Abdelbaset Ali Mohmed Al-Megrahi was found guilty of the atrocity but suspiciously released early. Meanwhile the finger of suspicion has often been pointed at Syria, The Australian has resurrected this story with its report that:
'ALLEGATIONS that police plotted to mislead the original inquiry into the Lockerbie bombing, resulting in a wrongful conviction, have been passed to official investigators.I remember Private Eye producing a special investigation report that fingered the true culprits of the Lockerbie atrocity, maybe I should dig that out... The involvement of Tony Blair and maybe Peter Mandelson in rehabilitating Libya and creating trade links with that country is something that needs investigation; to my mind something smells...
The file being considered by the Scottish Criminal Cases Review Commission claims that evidence gathered at the scene of the 1988 bombing of Pan Am flight 103, which killed 270 people, was lost or destroyed.
False evidence, it is alleged, was then provided to incriminate Abdelbaset Ali Mohmed al-Megrahi, the Libyan agent convicted of the atrocity at a trial in The Netherlands in 2001.
According to the file, the police investigation of Megrahi was "reverse-engineered" with evidence provided to match the thesis that he was guilty.
...
The surrender of suspects by Libyan leader Muammar Gaddafi was a key element in British Prime Minister Tony Blair's dealings with Tripoli. This led to the re-establishment of diplomatic relations with Libya in 1999, after a 15-year hiatus.
The commission's report is expected to include allegations by Megrahi's defence team that crucial statements made to police by Tony Gauci, a Maltese shopkeeper who sold the Lockerbie bomber clothing which was later found wrapped around the bomb, were withheld by the prosecution.
Mr Gauci's statements are believed to have implicated Mohammed Abo Talb, a terrorist with links to the Iranian-backed Popular Front for the Liberation of Palestine - General Command, one of the early suspects for the Lockerbie bombing.
The commission is also said to be in possession of a press statement, prepared by Dumfries and Galloway police in 1990, which named members of the PFLP-GC as its chief suspects but which was never released.

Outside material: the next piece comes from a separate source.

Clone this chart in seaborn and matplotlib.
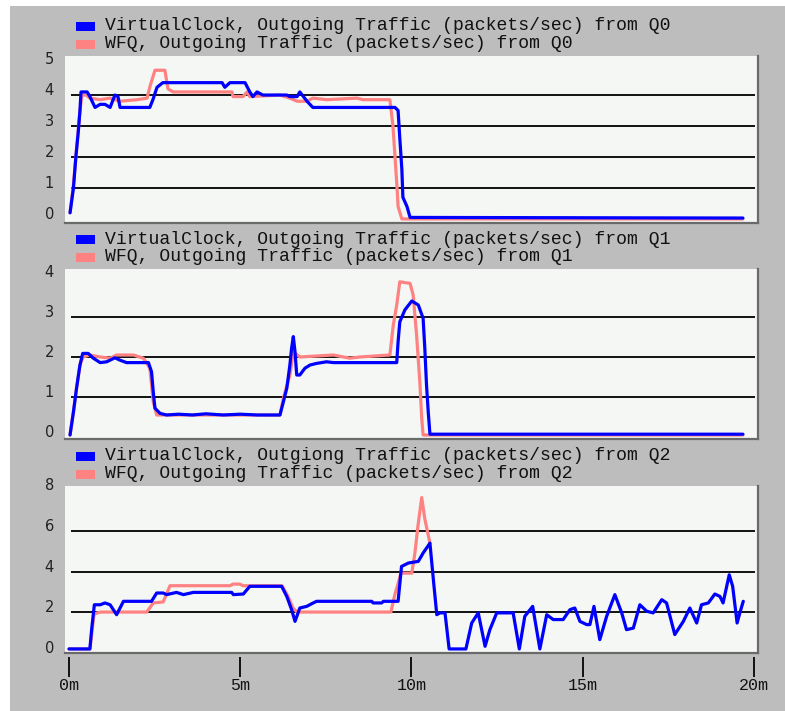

Talb is serving life in Sweden for bombing an airport in Denmark, but was a free man operating in Europe in 1988.
...
It adds weight to claims that it was "politically unacceptable" to pursue the PFLP-GC when the 1991 Gulf War made it necessary to maintain good relations with Iran and Syria.'
Interesting breaking news re the killer of WPC Yvonne Fletcher
I hear rumours that the Libyan rebel 'governmnet' has confirmed that they know the whereabouts of Matouk Mohammed Matouk, the man suspected of shooting WPC Yvonne Fletcher dead outside the Libyan Embassy in 1984. Will they extradite him back to the UK to finally face trial, or will they prove as obstructive, on this matter, as was Colonel Gadaffi's regime? If the latter then this should be unacceptable to UK government bearing in mind how much money UK have helping Libyan rebels defeat Gadaffi. However don't expect strong words, let alone deeds from William Hague.